The bin Laden Announcement – A Case Study in Social Media

Do you know where you were when you heard bin Laden was dead? This will be a question asked in the future, much like the question, where were you on 9/11, or where were you when Kennedy was assassinated.

I wasn’t alive when Kennedy was assassinated, I was in Florida visiting family on 9/11 (I was among the first to fly after 9/11,) and I was watching Celebrity Apprentice and using Facebook when the bin Laden news started to spread like wildfire around the web.

I found out the same way a lot of people did, online.  Since I was watching tv via dvr I was behind, which means I didn’t learn from the tv, which by the way is how I learned about 9/11. No, the news started slowly when a friend noted that President Obama was about to give an address.  She wasn’t sure why.

I posted that the President was about to give an address and told everyone to tune in at 10:30, the time given for the address originally.
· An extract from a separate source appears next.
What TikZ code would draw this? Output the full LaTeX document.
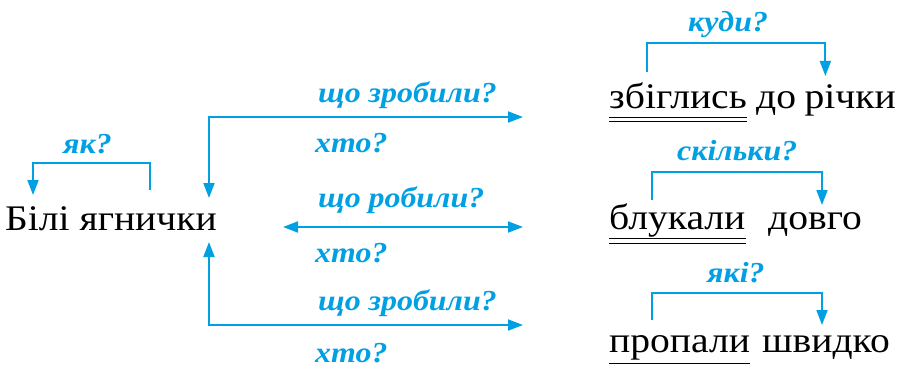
\documentclass[tikz,border=0pt]{standalone}
\usepackage{fontspec}
\setmainfont{Liberation Serif}[FakeStretch=1.1]
\usetikzlibrary{positioning, arrows.meta}
\definecolor{qblue}{RGB}{0,160,227}

\begin{document}
\begin{tikzpicture}[x=1pt, y=-1pt,
    >={Triangle[length=15pt, width=11pt]},
    word/.style={inner sep=0pt, anchor=base west, font=\fontsize{36}{36}\selectfont},
    quest/.style={inner sep=0pt, anchor=base west, text=qblue,
                  font=\fontsize{29}{29}\selectfont\bfseries\itshape},
    arr/.style={->, draw=qblue, line width=1.8pt},
    uline/.style={line width=0.9pt}
  ]
  \useasboundingbox (0,0) rectangle (899,369);

  % words of the sentence
  \node[word] (bili) at (5,230) {Білі ягнички};
  \node[word] (zbig) at (609,108) {збіглись};
  \node[word, right=9pt of zbig.base east, anchor=base west] (do) {до};
  \node[word, right=8pt of do.base east, anchor=base west] (richky) {річки};
  \node[word] (bluk) at (609,229) {блукали};
  \node[word] (dovho) at (768,229) {довго};
  \node[word] (prop) at (609,352) {пропали};
  \node[word] (shvyd) at (762,352) {швидко};

  % questions
  \node[quest] (yak) at (63,153) {як?};
  \node[quest] (zrob1) at (318,102) {що зробили?};
  \node[quest] (hto1) at (315,152) {хто?};
  \node[quest] (rob) at (318,207) {що робили?};
  \node[quest] (hto2) at (315,262) {хто?};
  \node[quest] (zrob2) at (318,310) {що зробили?};
  \node[quest] (hto3) at (315,362) {хто?};
  \node[quest] (kudy) at (688,32) {куди?};
  \node[quest] (skil) at (677,160) {скільки?};
  \node[quest] (yaki) at (707,282) {які?};

  % arrow ends
  \coordinate (p1) at (523,117);
  \coordinate (p2) at (523,227);
  \coordinate (p3) at (523,325);
  \coordinate (m) at (283,227);

  % subject -- predicate
  \draw[arr, <->] ([xshift=-8pt, yshift=32pt]bili.base east) |- (p1);
  \draw[arr, <->] (m) -- (p2);
  \draw[arr, <->] ([xshift=-8pt, yshift=-12pt]bili.base east) |- (p3);

  % brackets
  \draw[arr] ([xshift=145pt, yshift=40pt]bili.base west) -- ++(0,-27) -| ([xshift=28pt, yshift=35pt]bili.base west);
  \draw[arr] ([xshift=38pt, yshift=36pt]zbig.base west) -- ++(0,-29) -| ([xshift=21pt, yshift=32pt]richky.base west);
  \draw[arr] ([xshift=43pt, yshift=29pt]bluk.base west) -- ++(0,-28) -| ([xshift=54pt, yshift=24pt]dovho.base west);
  \draw[arr] ([xshift=43pt, yshift=32pt]prop.base west) -- ++(0,-27) -| ([xshift=60pt, yshift=27pt]shvyd.base west);

  % underlines
  \draw[uline] ([yshift=-9pt]zbig.base west) -- ([yshift=-9pt]zbig.base east);
  \draw[uline] ([yshift=-13pt]zbig.base west) -- ([yshift=-13pt]zbig.base east);
  \draw[uline] ([yshift=-9pt]bluk.base west) -- ([yshift=-9pt]bluk.base east);
  \draw[uline] ([yshift=-14pt]bluk.base west) -- ([yshift=-14pt]bluk.base east);
  \draw[uline] ([yshift=-11pt]prop.base west) -- ([yshift=-11pt]prop.base east);
\end{tikzpicture}
\end{document}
People picked up on my post and started asking questions.  There were over 20 comments until we switched to a new post. Here is what fit on one screen.  And remember, this is just my Facebook account.  Note the timing.  It is 4:00pm as I am writing this post. I posted about the announcement 17 hours ago, or around 10:00 pm. The first response that it was about bin Laden came just a few minutes later. 1.5 hours before the President made his announcement.

Meanwhile things were going nuts on Twitter. Most people learned something was up, and exactly what it was, long before the tv ever announced it, and they learned it on the web.
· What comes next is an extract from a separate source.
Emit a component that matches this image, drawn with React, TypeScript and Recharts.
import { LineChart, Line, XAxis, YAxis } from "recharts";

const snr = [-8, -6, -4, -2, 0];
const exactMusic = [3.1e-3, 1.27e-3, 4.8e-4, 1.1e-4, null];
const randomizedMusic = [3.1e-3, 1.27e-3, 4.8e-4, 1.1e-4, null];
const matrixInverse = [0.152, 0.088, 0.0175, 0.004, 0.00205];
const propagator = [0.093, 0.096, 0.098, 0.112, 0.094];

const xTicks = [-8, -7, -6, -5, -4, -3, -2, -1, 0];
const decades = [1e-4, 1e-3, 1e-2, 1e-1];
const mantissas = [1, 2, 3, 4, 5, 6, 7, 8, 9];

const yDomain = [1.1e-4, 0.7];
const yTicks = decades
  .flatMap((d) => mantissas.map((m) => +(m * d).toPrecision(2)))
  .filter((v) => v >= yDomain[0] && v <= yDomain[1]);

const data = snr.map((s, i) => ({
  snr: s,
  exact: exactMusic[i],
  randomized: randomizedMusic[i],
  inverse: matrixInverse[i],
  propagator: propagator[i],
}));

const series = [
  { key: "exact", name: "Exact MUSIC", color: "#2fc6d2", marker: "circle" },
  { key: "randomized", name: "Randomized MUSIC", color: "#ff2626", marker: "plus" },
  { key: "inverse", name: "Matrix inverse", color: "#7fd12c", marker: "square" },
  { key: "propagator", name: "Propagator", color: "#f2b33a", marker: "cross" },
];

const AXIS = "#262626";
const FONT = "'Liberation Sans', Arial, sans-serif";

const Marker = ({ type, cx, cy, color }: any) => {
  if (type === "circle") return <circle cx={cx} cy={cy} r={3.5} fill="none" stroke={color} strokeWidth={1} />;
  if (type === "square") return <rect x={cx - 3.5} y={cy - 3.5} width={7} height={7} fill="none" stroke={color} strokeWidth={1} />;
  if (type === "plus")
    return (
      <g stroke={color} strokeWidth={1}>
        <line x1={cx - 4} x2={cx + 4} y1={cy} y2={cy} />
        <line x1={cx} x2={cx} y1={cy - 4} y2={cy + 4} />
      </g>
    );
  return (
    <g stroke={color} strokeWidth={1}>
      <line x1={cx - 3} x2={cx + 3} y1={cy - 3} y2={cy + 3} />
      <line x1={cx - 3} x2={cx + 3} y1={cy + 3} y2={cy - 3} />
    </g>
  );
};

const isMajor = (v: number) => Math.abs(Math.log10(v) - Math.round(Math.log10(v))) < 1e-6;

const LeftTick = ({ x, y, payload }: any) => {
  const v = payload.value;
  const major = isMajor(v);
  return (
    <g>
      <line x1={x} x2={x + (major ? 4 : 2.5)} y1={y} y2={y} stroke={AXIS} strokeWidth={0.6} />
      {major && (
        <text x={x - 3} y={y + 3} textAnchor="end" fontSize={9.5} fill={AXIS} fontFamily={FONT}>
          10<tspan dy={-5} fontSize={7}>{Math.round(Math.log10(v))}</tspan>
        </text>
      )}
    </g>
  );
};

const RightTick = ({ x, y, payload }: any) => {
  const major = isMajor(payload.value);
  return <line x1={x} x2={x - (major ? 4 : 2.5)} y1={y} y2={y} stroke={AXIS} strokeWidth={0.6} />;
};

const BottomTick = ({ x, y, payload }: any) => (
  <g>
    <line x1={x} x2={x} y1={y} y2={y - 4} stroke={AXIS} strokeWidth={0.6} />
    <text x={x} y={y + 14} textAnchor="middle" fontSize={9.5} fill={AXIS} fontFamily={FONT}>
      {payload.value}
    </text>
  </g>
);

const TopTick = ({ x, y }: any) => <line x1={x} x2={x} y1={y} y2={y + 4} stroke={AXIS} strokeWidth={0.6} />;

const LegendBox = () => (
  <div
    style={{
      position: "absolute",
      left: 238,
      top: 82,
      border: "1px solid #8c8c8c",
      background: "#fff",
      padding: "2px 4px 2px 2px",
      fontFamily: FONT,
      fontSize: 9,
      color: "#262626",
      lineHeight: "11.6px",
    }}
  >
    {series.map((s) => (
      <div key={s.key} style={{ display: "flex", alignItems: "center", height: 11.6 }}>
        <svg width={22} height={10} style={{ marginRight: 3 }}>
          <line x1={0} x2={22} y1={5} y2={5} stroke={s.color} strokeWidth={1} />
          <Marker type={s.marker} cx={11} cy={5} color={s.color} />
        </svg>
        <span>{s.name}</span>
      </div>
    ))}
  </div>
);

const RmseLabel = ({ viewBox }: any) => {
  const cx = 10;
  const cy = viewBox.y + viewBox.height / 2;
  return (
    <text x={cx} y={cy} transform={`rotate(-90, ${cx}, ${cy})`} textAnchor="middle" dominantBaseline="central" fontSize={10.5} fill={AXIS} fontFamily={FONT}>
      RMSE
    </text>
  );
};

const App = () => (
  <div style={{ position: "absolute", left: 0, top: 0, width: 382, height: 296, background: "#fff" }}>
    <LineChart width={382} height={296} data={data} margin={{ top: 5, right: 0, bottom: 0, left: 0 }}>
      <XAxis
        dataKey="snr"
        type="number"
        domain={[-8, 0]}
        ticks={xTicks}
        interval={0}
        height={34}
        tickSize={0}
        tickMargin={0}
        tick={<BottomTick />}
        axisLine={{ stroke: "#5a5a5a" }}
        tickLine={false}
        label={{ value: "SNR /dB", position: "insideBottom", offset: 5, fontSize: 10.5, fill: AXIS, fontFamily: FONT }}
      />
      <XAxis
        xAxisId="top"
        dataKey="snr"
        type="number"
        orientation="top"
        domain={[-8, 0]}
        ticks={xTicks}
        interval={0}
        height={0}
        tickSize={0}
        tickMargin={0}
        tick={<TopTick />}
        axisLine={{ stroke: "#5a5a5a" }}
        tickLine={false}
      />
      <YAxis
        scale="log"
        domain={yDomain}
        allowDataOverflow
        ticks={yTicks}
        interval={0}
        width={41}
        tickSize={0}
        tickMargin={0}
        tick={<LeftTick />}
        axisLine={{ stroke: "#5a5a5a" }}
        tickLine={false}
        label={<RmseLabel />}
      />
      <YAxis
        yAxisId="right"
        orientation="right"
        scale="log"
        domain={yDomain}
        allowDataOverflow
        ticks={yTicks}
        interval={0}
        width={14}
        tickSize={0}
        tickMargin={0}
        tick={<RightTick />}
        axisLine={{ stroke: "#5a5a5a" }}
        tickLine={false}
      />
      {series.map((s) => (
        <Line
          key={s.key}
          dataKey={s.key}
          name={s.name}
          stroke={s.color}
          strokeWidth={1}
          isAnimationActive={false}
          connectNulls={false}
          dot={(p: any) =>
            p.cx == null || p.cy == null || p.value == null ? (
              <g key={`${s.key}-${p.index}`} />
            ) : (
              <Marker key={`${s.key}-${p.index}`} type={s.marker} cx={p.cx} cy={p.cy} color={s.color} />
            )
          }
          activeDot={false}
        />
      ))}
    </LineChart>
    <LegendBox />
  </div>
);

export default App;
Twitter actually broke the story in the first place, because someone in Pakistan inadvertently live tweeted the incident. He himself has become a short term celebrity and is bemused by his place in history.

Twitter and Facebook accounted for the quick spread of the information and no doubt resulted in a substantial number of people watching tv or viewing video of the announcement on the web.  But we all knew long before the President’s announcement what was going on. And we knew because of Twitter.  In the past we would have had to wait until the President made his announcement, no longer.

News spreads so quickly now, and the chances that the story will be broken long before any formal announcement is great due to the number of people sharing news on social media sources.

The interesting thing is that many people did turn to more traditional media to hear or read about the President’s announcement. I watched him on tv and read an analysis of the mission on both the New York Times and in a local paper. So it is clear that traditional media and social media can work well together if they are so inclined.

How did you find out?  Did you wait for tv? Did you know long before the President’s announcement around 11:30?